1H22: Sunshine Comes After The Rain
DCREIT’s 1H22 results are in line with expectations with all 10 data centres remaining fully occupied. DCREIT has disclosed acquisition targets in three core markets, namely Frankfurt, Chicago and Dallas. The sizes of the acquisition range from US$150m to US$650m depending on conditions in financial markets. Management will also be activating its unit buyback programme. DCREIT provides a distribution yield of 4.9% for 2023 (KDCREIT: 5.1%, MINT: 5.1%). Maintain BUY. Target price: US$0.98.
• Digital Core REIT (DCREIT) reported 1H22 DPU of 2.06 US cents, which in line with forecast in its IPO prospectus and our expectations. In addition, DCREIT also provided DPU of 0.31 US cents for the stub period from 6 Dec 21 (listing date) to 31 Dec 21.
• Resiliency with long WALE. Occupancy rate for all 10 data centres remains at 100%. DCREIT has long weighted average lease expiry (WALE) by annualised rents of 5.2 years. All its leases contain cash rental escalation of 1-3% (weighted average: 2%).
• Conservative level of gearing. DCREIT has total debt outstanding of US$350m and aggregate leverage is low at 25.7%. Its debt headroom based on aggregate leverage of 35% is US$188m. Its weighted average debt maturity is 4.4 years.
• Impact of higher interest rates already priced in. DCREIT has maintained the proportion of borrowings hedged to fixed rates at 50%. Its cost of debt was 2.3% in 2Q22. We expect its cost of debts to increase to 3.6% in 2023, assuming the US Fed Funds Rate hits 3.25% by end-22. Management estimates that every 50bp increase in interest rates will reduce distributable income by US$700,000 per year.
• Activating unit buyback mandate. DCREIT has an existing unit buyback mandate to repurchase of up to 10% of total units outstanding. The board of directors has authorised the implementation of the unit buyback mandate in Jul 22. The unit buyback programme will be funded by its undrawn revolving credit facility of US$200m at an interest rate of 3%.

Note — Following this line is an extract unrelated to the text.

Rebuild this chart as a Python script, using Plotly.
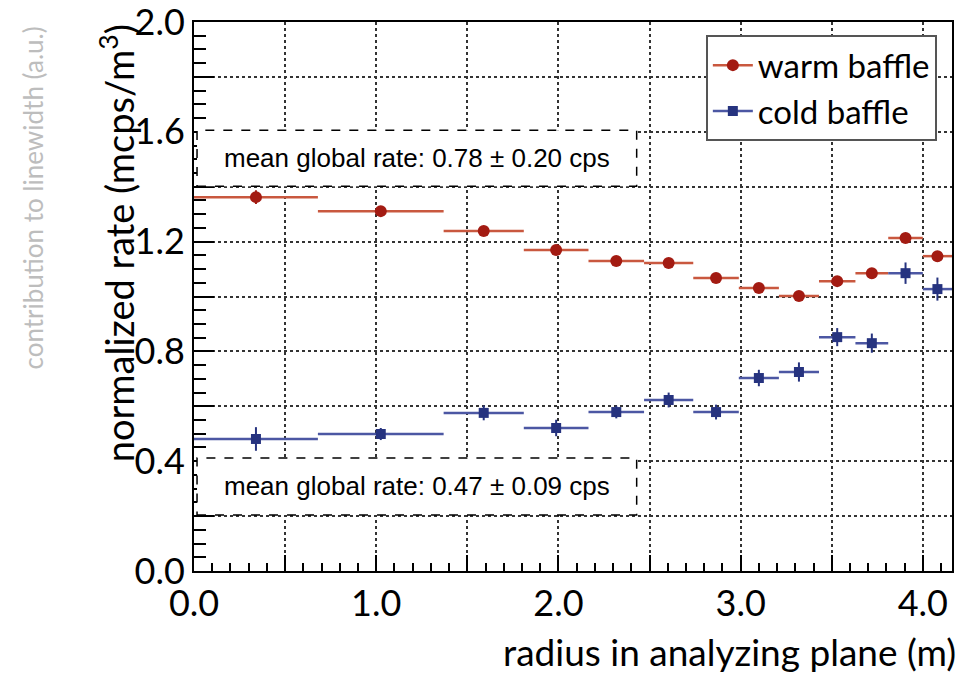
import plotly.graph_objects as go

# ---------------- data ----------------
bin_lo = [0.00, 0.68, 1.37, 1.81, 2.165, 2.47, 2.74, 2.99, 3.21, 3.43, 3.63, 3.81, 4.00]
bin_hi = [0.68, 1.37, 1.81, 2.165, 2.47, 2.74, 2.99, 3.21, 3.43, 3.63, 3.81, 4.00, 4.16]

warm_rate = [1.362, 1.311, 1.239, 1.169, 1.129, 1.122, 1.067, 1.031, 1.002, 1.056, 1.085, 1.213, 1.147]
warm_err = [0.025, 0.012, 0.012, 0.012, 0.012, 0.012, 0.012, 0.012, 0.012, 0.012, 0.012, 0.012, 0.012]

cold_rate = [0.481, 0.499, 0.576, 0.521, 0.579, 0.623, 0.579, 0.703, 0.725, 0.852, 0.830, 1.085, 1.027]
cold_err = [0.043, 0.022, 0.027, 0.030, 0.023, 0.027, 0.027, 0.030, 0.035, 0.033, 0.035, 0.039, 0.042]

series_names = ["warm baffle", "cold baffle"]
box_texts = ["mean global rate: 0.78 \u00b1 0.20 cps", "mean global rate: 0.47 \u00b1 0.09 cps"]

x_tickvals = [0.0, 0.5, 1.0, 1.5, 2.0, 2.5, 3.0, 3.5, 4.0]
y_tickvals = [0.0, 0.2, 0.4, 0.6, 0.8, 1.0, 1.2, 1.4, 1.6, 1.8, 2.0]

# ---------------- derived ----------------
centers = [(a + b) / 2 for a, b in zip(bin_lo, bin_hi)]
half_plus = [b - c for b, c in zip(bin_hi, centers)]
half_minus = [c - a for a, c in zip(bin_lo, centers)]

WARM_M = "#A31B12"
WARM_L = "#C9583F"
COLD_M = "#26337F"
COLD_L = "#4C57A3"

fig = go.Figure()

fig.add_trace(go.Scatter(
    x=centers, y=warm_rate, mode="markers", showlegend=False,
    marker=dict(symbol="circle", size=12, color=WARM_M),
    error_x=dict(type="data", symmetric=False, array=half_plus, arrayminus=half_minus,
                 color=WARM_L, thickness=2.5, width=0),
    error_y=dict(type="data", array=warm_err, color=WARM_M, thickness=2, width=0),
))
fig.add_trace(go.Scatter(
    x=centers, y=cold_rate, mode="markers", showlegend=False,
    marker=dict(symbol="square", size=10, color=COLD_M),
    error_x=dict(type="data", symmetric=False, array=half_plus, arrayminus=half_minus,
                 color=COLD_L, thickness=2.5, width=0),
    error_y=dict(type="data", array=cold_err, color=COLD_M, thickness=2, width=0),
))

# legend entries
fig.add_trace(go.Scatter(x=[None], y=[None], mode="lines+markers", name=series_names[0],
                         marker=dict(symbol="circle", size=12, color=WARM_M),
                         line=dict(color=WARM_L, width=2.5)))
fig.add_trace(go.Scatter(x=[None], y=[None], mode="lines+markers", name=series_names[1],
                         marker=dict(symbol="square", size=10, color=COLD_M),
                         line=dict(color=COLD_L, width=2.5)))

FONT = "Lato, 'Open Sans', sans-serif"

fig.update_layout(
    width=961, height=676,
    margin=dict(l=194, r=9, t=22, b=105),
    paper_bgcolor="white", plot_bgcolor="white",
    font=dict(family=FONT, color="black"),
    legend=dict(x=0.980, y=0.976, xanchor="right", yanchor="top",
                bgcolor="white", bordercolor="#555555", borderwidth=2,
                font=dict(size=33, family=FONT, color="black"),
                itemwidth=40, tracegroupgap=0),
)

fig.update_xaxes(
    range=[0, 4.16], showline=True, linecolor="black", linewidth=2, mirror=True,
    automargin=False,
    tickmode="array", tickvals=x_tickvals,
    ticktext=["%.1f" % v if abs(v - round(v)) < 1e-9 else "" for v in x_tickvals],
    ticks="inside", ticklen=16, tickwidth=1.5, tickcolor="black",
    tickfont=dict(size=36, family=FONT),
    showgrid=True, gridcolor="#333333", gridwidth=1.5, griddash="dot",
    zeroline=False,
    minor=dict(dtick=0.1, tick0=0, ticks="inside", ticklen=8, tickwidth=1.5,
               tickcolor="black", showgrid=False),
)
fig.update_yaxes(
    range=[0, 2.0], showline=True, linecolor="black", linewidth=2, mirror=True,
    automargin=False,
    tickmode="array", tickvals=y_tickvals,
    ticktext=["%.1f" % v if round(v / 0.2) % 2 == 0 else "" for v in y_tickvals],
    ticks="inside", ticklen=20, tickwidth=1.5, tickcolor="black",
    tickfont=dict(size=36, family=FONT), ticklabeloverflow="allow",
    showgrid=True, gridcolor="#333333", gridwidth=1.5, griddash="dot",
    zeroline=False,
    minor=dict(dtick=0.05, tick0=0, ticks="inside", ticklen=12, tickwidth=1.5,
               tickcolor="black", showgrid=False),
)

# dashed text boxes
box_rows = [(0.701, 0.803), (0.102, 0.206)]
for (y0, y1), txt in zip(box_rows, box_texts):
    fig.add_shape(type="rect", xref="paper", yref="paper", x0=0.004, x1=0.584, y0=y0, y1=y1,
                  line=dict(color="black", width=1.5, dash="dash"), fillcolor="white", layer="above")
    fig.add_annotation(xref="paper", yref="paper", x=0.294, y=(y0 + y1) / 2,
                       text=txt, showarrow=False, xanchor="center", yanchor="middle",
                       font=dict(family="'Liberation Sans', Arial, sans-serif", size=26, color="black"))

# axis titles
fig.add_annotation(xref="paper", yref="paper", x=-0.1016, y=0.597, textangle=-90,
                   text="normalized rate (mcps/m<sup>3</sup>)", showarrow=False,
                   xanchor="center", yanchor="middle", font=dict(size=38, family=FONT, color="black"))
fig.add_annotation(xref="paper", yref="paper", x=1.008, y=-0.146,
                   text="radius in analyzing plane (m)", showarrow=False,
                   xanchor="right", yanchor="middle", font=dict(size=37, family=FONT, color="black"))
# faint neighbouring-panel label
fig.add_annotation(xref="paper", yref="paper", x=-0.212, y=0.679, textangle=-90,
                   text="contribution to linewidth (a.u.)", showarrow=False,
                   xanchor="center", yanchor="middle", font=dict(size=26, family=FONT, color="#BDBDBD"))

fig.write_html("out.html", config={"displayModeBar": False},
               post_script="document.body.style.margin='0';document.body.style.overflow='hidden';")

• Sponsor provides bridge over troubled waters. DCREIT’s 5th largest tenant Sunguard Availability Services, a privately held IT service provider, has filed for bankruptcy protection. The tenant occupies 2.7MW or one-third of the capacity of its data centre in Toronto. It accounted for US$5m or 7.1% of DCREIT’s annualised revenue. The tenant remains current on its rental obligations. Sunguard is conducting a sales process for its assets with anupdate expected in Aug 22.
• Cash flow support agreement. DCREIT and sponsor Digital Realty have entered into a cash flow support agreement whereby Digital Realty will make good any cash flow shortfall due to the customer bankruptcy till Dec 23. DCREIT has agreed to repay cash flow support received interest-free, at DCREIT’s discretion in terms of timing and amount, from 1 Jan 24 till 31 Dec 28.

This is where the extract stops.